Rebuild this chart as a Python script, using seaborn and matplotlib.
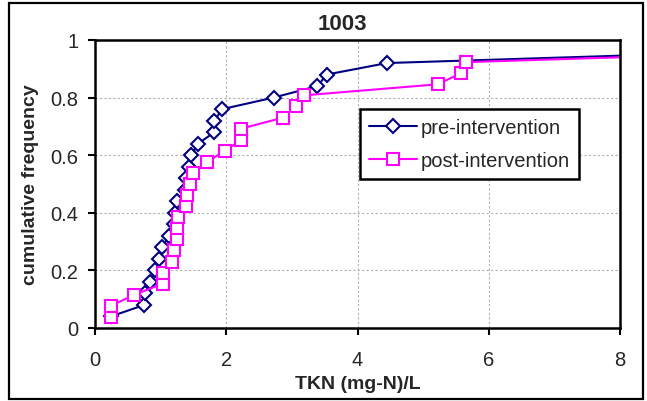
import numpy as np
import pandas as pd
import matplotlib
matplotlib.use("Agg")
import matplotlib.pyplot as plt
import seaborn as sns
from matplotlib.ticker import FuncFormatter

# TKN values (last points lie beyond the x range)
pre_tkn = [0.24, 0.75, 0.76, 0.84, 0.92, 0.98, 1.02, 1.13, 1.20, 1.22,
           1.25, 1.37, 1.38, 1.43, 1.47, 1.57, 1.82, 1.82, 1.94, 2.72,
           3.39, 3.53, 4.45, 10.0, 12.0]
post_tkn = [0.24, 0.24, 0.60, 1.03, 1.03, 1.17, 1.20, 1.25, 1.25, 1.27,
            1.38, 1.40, 1.44, 1.49, 1.71, 1.98, 2.23, 2.23, 2.87, 3.07,
            3.18, 5.22, 5.58, 5.65, 11.0, 13.0]

pre_freq = [(i + 1) / len(pre_tkn) for i in range(len(pre_tkn))]
post_freq = [(i + 1) / len(post_tkn) for i in range(len(post_tkn))]

pre_df = pd.DataFrame({"TKN": pre_tkn, "freq": pre_freq})
post_df = pd.DataFrame({"TKN": post_tkn, "freq": post_freq})

sns.set_style("white")
plt.rcParams["font.family"] = ["Liberation Sans", "DejaVu Sans"]

fig = plt.figure(figsize=(6.47, 4.02), dpi=100)
ax = fig.add_axes([95 / 647, 1 - 329 / 402, 525 / 647, 288 / 402])

navy = "#000080"
magenta = "#FF00FF"

sns.lineplot(data=pre_df, x="TKN", y="freq", ax=ax, estimator=None, sort=False,
             color=navy, lw=1.5, marker="D", ms=7, mfc="white", mec=navy, mew=1.5,
             label="pre-intervention")
sns.lineplot(data=post_df, x="TKN", y="freq", ax=ax, estimator=None, sort=False,
             color=magenta, lw=1.5, marker="s", ms=8, mfc="white", mec=magenta, mew=1.5,
             label="post-intervention")

ax.set_xlim(0, 8)
ax.set_ylim(0, 1)
ax.set_xticks([0, 2, 4, 6, 8])
ax.set_yticks([0, 0.2, 0.4, 0.6, 0.8, 1.0])
ax.yaxis.set_major_formatter(FuncFormatter(lambda v, p: f"{v:g}"))
ax.grid(True, color="#b0b0b0", linestyle=(0, (2, 2)), lw=0.8)
for s in ax.spines.values():
    s.set_color("black")
    s.set_linewidth(1.8)
ax.tick_params(axis="both", which="major", direction="out", length=5, width=1.5,
               color="black", labelsize=14.5, bottom=True, left=True)
ax.tick_params(axis="x", pad=11)
ax.tick_params(axis="y", pad=7)

ax.set_xlabel("TKN (mg-N)/L", fontsize=14, fontweight="bold", labelpad=4)
ax.set_ylabel("cumulative frequency", fontsize=14, fontweight="bold", labelpad=8)
fig.text(342 / 647, 1 - 24 / 402, "1003", fontsize=16, fontweight="bold",
         ha="center", va="center")

leg = ax.legend(loc="upper left", bbox_to_anchor=((360 - 95) / 525, (329 - 110) / 288),
                fontsize=14.5, frameon=True, fancybox=False, borderaxespad=0,
                handlelength=2.4, borderpad=0.45, labelspacing=0.7, handletextpad=0.15)
leg.get_frame().set_edgecolor("black")
leg.get_frame().set_linewidth(1.8)
leg.get_frame().set_alpha(1)

# outer chart border
fig.patches.append(plt.Rectangle((9 / 647, 1 - 400 / 402), 634 / 647, 396 / 402,
                                 transform=fig.transFigure, fill=False,
                                 edgecolor="black", lw=1.6))

fig.savefig("out.png", dpi=100)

______________________________

Your instructions: Leave out the pictures and restate, word for word, the lines from the top of the data through the line containing "from matplotlib.ticker import FuncFormatter", both included.

Solved problem:
Rebuild this chart as a Python script, using seaborn and matplotlib.
import numpy as np
import pandas as pd
import matplotlib
matplotlib.use("Agg")
import matplotlib.pyplot as plt
import seaborn as sns
from matplotlib.ticker import FuncFormatter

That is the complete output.